Difficulty modes range from Easy with 5 lives to Hard with exactly one.

How I built it:
Pure HTML, CSS, and JavaScript in a single file. A few decisions that mattered: All sushi is drawn procedurally with canvas primitives instead of image files or emoji, so it renders identically on every browser and OS.
Movement is delta time based, so the game runs at the same speed whether your machine pushes 30fps or 144fps.
Every Web Audio call lives inside an isolated module wrapped in try/catch, because audio failures should never be able to touch the game loop.
Canvas size is read once after a 100ms delay so layout has settled, then never recalculated. Game objects use a dead flag instead of splicing arrays mid loop.

What I learned:
This was my first time building a complete game from scratch without an engine, and the lesson that cost me the most time was audio. At one point the entire game silently died in one browser and I could not figure out why. No error, no broken visuals, just a frozen canvas. It turned out a single Web Audio call was throwing inside the game loop. My QA instincts eventually kicked in: isolate the problem, stop guessing, reproduce it reliably. Now every audio call is wrapped and quarantined, and the game keeps running even if sound fails completely.
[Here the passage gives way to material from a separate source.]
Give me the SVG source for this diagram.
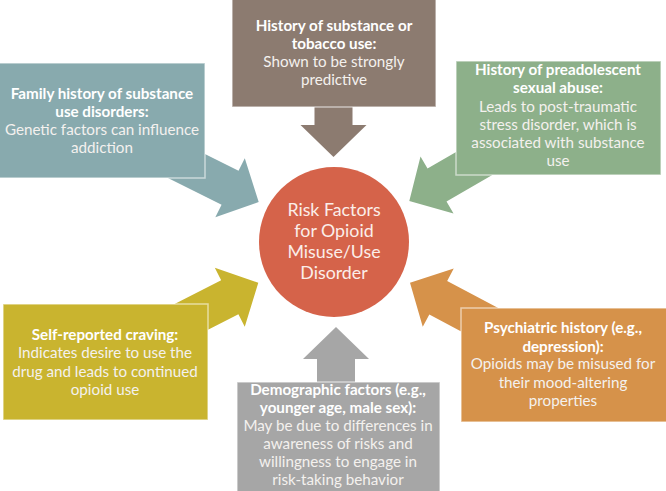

The other big one: game feel comes from juice. Screen shake, particle bursts, a crowd that reacts to your streak, a whistle before a penalty. None of it changes the mechanics, all of it changes how the game feels in your hands.

What is next:

I am deciding between a persistent leaderboard for Sudden Death survival times and a full World Cup bracket mode across multiple matches. Which would you add first? Genuinely deciding, and comments will sway me.